**TASK DIRECTIONS:** Reproduce every record exactly as it appears, but not the pictures.

**MATERIAL FOR THE TASK:**
##############################

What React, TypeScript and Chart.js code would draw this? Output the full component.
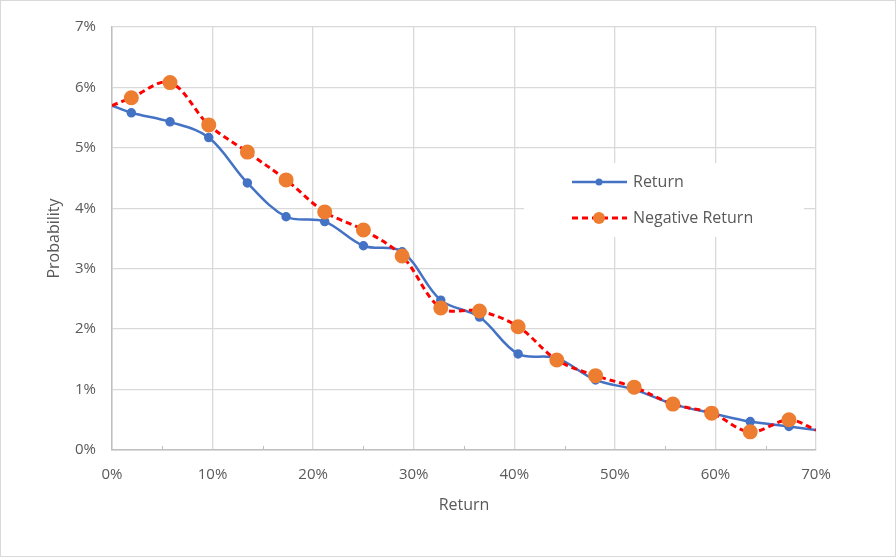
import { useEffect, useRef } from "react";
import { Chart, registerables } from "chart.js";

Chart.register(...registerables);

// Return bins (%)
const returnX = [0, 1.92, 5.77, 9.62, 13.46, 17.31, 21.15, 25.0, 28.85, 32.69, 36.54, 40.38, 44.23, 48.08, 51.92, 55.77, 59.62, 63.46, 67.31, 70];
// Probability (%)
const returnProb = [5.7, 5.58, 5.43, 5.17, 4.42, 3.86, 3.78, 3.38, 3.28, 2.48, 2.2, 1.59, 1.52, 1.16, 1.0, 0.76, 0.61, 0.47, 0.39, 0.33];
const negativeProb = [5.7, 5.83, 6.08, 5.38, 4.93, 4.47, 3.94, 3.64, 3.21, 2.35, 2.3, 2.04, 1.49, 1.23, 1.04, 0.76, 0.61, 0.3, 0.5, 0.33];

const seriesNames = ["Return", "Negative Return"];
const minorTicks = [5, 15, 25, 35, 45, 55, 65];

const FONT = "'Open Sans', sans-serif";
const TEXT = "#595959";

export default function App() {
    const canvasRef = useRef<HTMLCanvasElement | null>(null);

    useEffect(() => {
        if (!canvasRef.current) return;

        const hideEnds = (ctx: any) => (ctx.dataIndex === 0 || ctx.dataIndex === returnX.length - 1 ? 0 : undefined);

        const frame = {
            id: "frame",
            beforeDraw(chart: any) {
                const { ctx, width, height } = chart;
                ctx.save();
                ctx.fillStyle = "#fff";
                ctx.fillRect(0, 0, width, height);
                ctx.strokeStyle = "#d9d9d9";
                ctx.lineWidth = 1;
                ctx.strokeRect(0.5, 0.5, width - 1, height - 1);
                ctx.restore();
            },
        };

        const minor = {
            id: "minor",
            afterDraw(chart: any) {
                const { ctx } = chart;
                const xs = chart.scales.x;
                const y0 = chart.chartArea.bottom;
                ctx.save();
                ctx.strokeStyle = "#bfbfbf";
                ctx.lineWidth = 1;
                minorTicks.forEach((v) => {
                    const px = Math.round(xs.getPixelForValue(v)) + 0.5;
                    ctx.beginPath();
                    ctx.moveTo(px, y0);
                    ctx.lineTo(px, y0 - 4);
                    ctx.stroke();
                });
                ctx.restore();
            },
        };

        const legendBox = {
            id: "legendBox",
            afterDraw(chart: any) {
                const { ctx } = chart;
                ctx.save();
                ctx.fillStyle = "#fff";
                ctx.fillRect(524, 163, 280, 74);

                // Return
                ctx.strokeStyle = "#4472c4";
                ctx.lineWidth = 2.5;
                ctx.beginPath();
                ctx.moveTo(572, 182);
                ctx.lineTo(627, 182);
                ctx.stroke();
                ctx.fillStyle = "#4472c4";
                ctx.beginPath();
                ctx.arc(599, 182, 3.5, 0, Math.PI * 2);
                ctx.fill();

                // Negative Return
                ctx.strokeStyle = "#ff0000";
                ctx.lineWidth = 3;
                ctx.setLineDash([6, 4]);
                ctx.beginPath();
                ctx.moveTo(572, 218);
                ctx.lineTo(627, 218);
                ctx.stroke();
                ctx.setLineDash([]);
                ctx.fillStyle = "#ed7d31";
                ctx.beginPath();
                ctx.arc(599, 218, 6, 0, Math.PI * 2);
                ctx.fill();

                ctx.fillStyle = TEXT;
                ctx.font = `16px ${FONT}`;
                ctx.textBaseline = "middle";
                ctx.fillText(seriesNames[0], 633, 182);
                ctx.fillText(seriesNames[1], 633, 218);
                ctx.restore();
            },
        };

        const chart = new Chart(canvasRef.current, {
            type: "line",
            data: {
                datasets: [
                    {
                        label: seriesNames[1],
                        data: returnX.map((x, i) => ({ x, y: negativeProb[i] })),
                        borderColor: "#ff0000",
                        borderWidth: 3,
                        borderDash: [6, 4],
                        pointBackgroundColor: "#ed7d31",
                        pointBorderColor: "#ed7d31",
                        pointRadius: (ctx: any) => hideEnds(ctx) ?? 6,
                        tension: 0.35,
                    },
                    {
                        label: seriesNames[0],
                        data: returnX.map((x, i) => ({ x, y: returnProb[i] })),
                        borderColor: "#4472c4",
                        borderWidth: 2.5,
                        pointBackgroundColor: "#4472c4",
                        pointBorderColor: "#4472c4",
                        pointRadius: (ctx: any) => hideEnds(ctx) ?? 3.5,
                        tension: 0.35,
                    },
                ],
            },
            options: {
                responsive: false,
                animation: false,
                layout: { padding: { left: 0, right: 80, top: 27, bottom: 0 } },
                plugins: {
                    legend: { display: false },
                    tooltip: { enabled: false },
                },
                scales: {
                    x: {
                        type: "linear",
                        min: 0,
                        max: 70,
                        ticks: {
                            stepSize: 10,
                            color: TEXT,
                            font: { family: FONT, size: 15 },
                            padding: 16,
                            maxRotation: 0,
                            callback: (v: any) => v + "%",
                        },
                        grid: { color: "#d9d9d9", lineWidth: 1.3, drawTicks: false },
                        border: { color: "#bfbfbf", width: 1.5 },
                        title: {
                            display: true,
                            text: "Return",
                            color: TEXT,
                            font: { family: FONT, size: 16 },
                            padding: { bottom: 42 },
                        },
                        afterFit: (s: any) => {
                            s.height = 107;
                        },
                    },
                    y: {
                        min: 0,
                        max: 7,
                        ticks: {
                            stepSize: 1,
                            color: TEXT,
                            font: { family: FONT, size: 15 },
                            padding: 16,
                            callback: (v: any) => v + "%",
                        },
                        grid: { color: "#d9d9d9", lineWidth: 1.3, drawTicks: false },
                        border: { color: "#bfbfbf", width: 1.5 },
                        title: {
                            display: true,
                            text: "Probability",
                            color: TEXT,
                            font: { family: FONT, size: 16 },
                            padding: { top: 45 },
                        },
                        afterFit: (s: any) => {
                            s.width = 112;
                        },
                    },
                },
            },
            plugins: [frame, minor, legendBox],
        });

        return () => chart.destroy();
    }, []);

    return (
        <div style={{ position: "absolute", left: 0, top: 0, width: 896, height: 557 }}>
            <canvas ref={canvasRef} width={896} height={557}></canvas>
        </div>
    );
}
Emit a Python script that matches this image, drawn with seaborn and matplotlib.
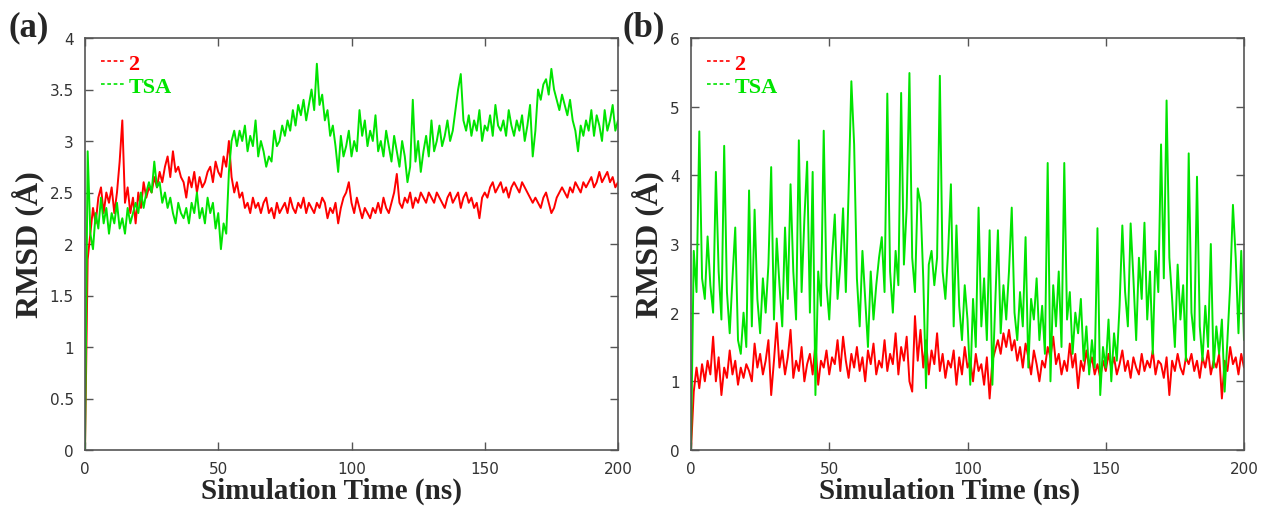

##############################

**FINAL RESULT:**
What React, TypeScript and Chart.js code would draw this? Output the full component.
import { useEffect, useRef } from "react";
import { Chart, registerables } from "chart.js";

Chart.register(...registerables);

// Return bins (%)
const returnX = [0, 1.92, 5.77, 9.62, 13.46, 17.31, 21.15, 25.0, 28.85, 32.69, 36.54, 40.38, 44.23, 48.08, 51.92, 55.77, 59.62, 63.46, 67.31, 70];
// Probability (%)
const returnProb = [5.7, 5.58, 5.43, 5.17, 4.42, 3.86, 3.78, 3.38, 3.28, 2.48, 2.2, 1.59, 1.52, 1.16, 1.0, 0.76, 0.61, 0.47, 0.39, 0.33];
const negativeProb = [5.7, 5.83, 6.08, 5.38, 4.93, 4.47, 3.94, 3.64, 3.21, 2.35, 2.3, 2.04, 1.49, 1.23, 1.04, 0.76, 0.61, 0.3, 0.5, 0.33];

const seriesNames = ["Return", "Negative Return"];
const minorTicks = [5, 15, 25, 35, 45, 55, 65];

const FONT = "'Open Sans', sans-serif";
const TEXT = "#595959";

export default function App() {
    const canvasRef = useRef<HTMLCanvasElement | null>(null);

    useEffect(() => {
        if (!canvasRef.current) return;

        const hideEnds = (ctx: any) => (ctx.dataIndex === 0 || ctx.dataIndex === returnX.length - 1 ? 0 : undefined);

        const frame = {
            id: "frame",
            beforeDraw(chart: any) {
                const { ctx, width, height } = chart;
                ctx.save();
                ctx.fillStyle = "#fff";
                ctx.fillRect(0, 0, width, height);
                ctx.strokeStyle = "#d9d9d9";
                ctx.lineWidth = 1;
                ctx.strokeRect(0.5, 0.5, width - 1, height - 1);
                ctx.restore();
            },
        };

        const minor = {
            id: "minor",
            afterDraw(chart: any) {
                const { ctx } = chart;
                const xs = chart.scales.x;
                const y0 = chart.chartArea.bottom;
                ctx.save();
                ctx.strokeStyle = "#bfbfbf";
                ctx.lineWidth = 1;
                minorTicks.forEach((v) => {
                    const px = Math.round(xs.getPixelForValue(v)) + 0.5;
                    ctx.beginPath();
                    ctx.moveTo(px, y0);
                    ctx.lineTo(px, y0 - 4);
                    ctx.stroke();
                });
                ctx.restore();
            },
        };

        const legendBox = {
            id: "legendBox",
            afterDraw(chart: any) {
                const { ctx } = chart;
                ctx.save();
                ctx.fillStyle = "#fff";
                ctx.fillRect(524, 163, 280, 74);

                // Return
                ctx.strokeStyle = "#4472c4";
                ctx.lineWidth = 2.5;
                ctx.beginPath();
                ctx.moveTo(572, 182);
                ctx.lineTo(627, 182);
                ctx.stroke();
                ctx.fillStyle = "#4472c4";
                ctx.beginPath();
                ctx.arc(599, 182, 3.5, 0, Math.PI * 2);
                ctx.fill();

                // Negative Return
                ctx.strokeStyle = "#ff0000";
                ctx.lineWidth = 3;
                ctx.setLineDash([6, 4]);
                ctx.beginPath();
                ctx.moveTo(572, 218);
                ctx.lineTo(627, 218);
                ctx.stroke();
                ctx.setLineDash([]);
                ctx.fillStyle = "#ed7d31";
                ctx.beginPath();
                ctx.arc(599, 218, 6, 0, Math.PI * 2);
                ctx.fill();

                ctx.fillStyle = TEXT;
                ctx.font = `16px ${FONT}`;
                ctx.textBaseline = "middle";
                ctx.fillText(seriesNames[0], 633, 182);
                ctx.fillText(seriesNames[1], 633, 218);
                ctx.restore();
            },
        };

        const chart = new Chart(canvasRef.current, {
            type: "line",
            data: {
                datasets: [
                    {
                        label: seriesNames[1],
                        data: returnX.map((x, i) => ({ x, y: negativeProb[i] })),
                        borderColor: "#ff0000",
                        borderWidth: 3,
                        borderDash: [6, 4],
                        pointBackgroundColor: "#ed7d31",
                        pointBorderColor: "#ed7d31",
                        pointRadius: (ctx: any) => hideEnds(ctx) ?? 6,
                        tension: 0.35,
                    },
                    {
                        label: seriesNames[0],
                        data: returnX.map((x, i) => ({ x, y: returnProb[i] })),
                        borderColor: "#4472c4",
                        borderWidth: 2.5,
                        pointBackgroundColor: "#4472c4",
                        pointBorderColor: "#4472c4",
                        pointRadius: (ctx: any) => hideEnds(ctx) ?? 3.5,
                        tension: 0.35,
                    },
                ],
            },
            options: {
                responsive: false,
                animation: false,
                layout: { padding: { left: 0, right: 80, top: 27, bottom: 0 } },
                plugins: {
                    legend: { display: false },
                    tooltip: { enabled: false },
                },
                scales: {
                    x: {
                        type: "linear",
                        min: 0,
                        max: 70,
                        ticks: {
                            stepSize: 10,
                            color: TEXT,
                            font: { family: FONT, size: 15 },
                            padding: 16,
                            maxRotation: 0,
                            callback: (v: any) => v + "%",
                        },
                        grid: { color: "#d9d9d9", lineWidth: 1.3, drawTicks: false },
                        border: { color: "#bfbfbf", width: 1.5 },
                        title: {
                            display: true,
                            text: "Return",
                            color: TEXT,
                            font: { family: FONT, size: 16 },
                            padding: { bottom: 42 },
                        },
                        afterFit: (s: any) => {
                            s.height = 107;
                        },
                    },
                    y: {
                        min: 0,
                        max: 7,
                        ticks: {
                            stepSize: 1,
                            color: TEXT,
                            font: { family: FONT, size: 15 },
                            padding: 16,
                            callback: (v: any) => v + "%",
                        },
                        grid: { color: "#d9d9d9", lineWidth: 1.3, drawTicks: false },
                        border: { color: "#bfbfbf", width: 1.5 },
                        title: {
                            display: true,
                            text: "Probability",
                            color: TEXT,
                            font: { family: FONT, size: 16 },
                            padding: { top: 45 },
                        },
                        afterFit: (s: any) => {
                            s.width = 112;
                        },
                    },
                },
            },
            plugins: [frame, minor, legendBox],
        });

        return () => chart.destroy();
    }, []);

    return (
        <div style={{ position: "absolute", left: 0, top: 0, width: 896, height: 557 }}>
            <canvas ref={canvasRef} width={896} height={557}></canvas>
        </div>
    );
}
Emit a Python script that matches this image, drawn with seaborn and matplotlib.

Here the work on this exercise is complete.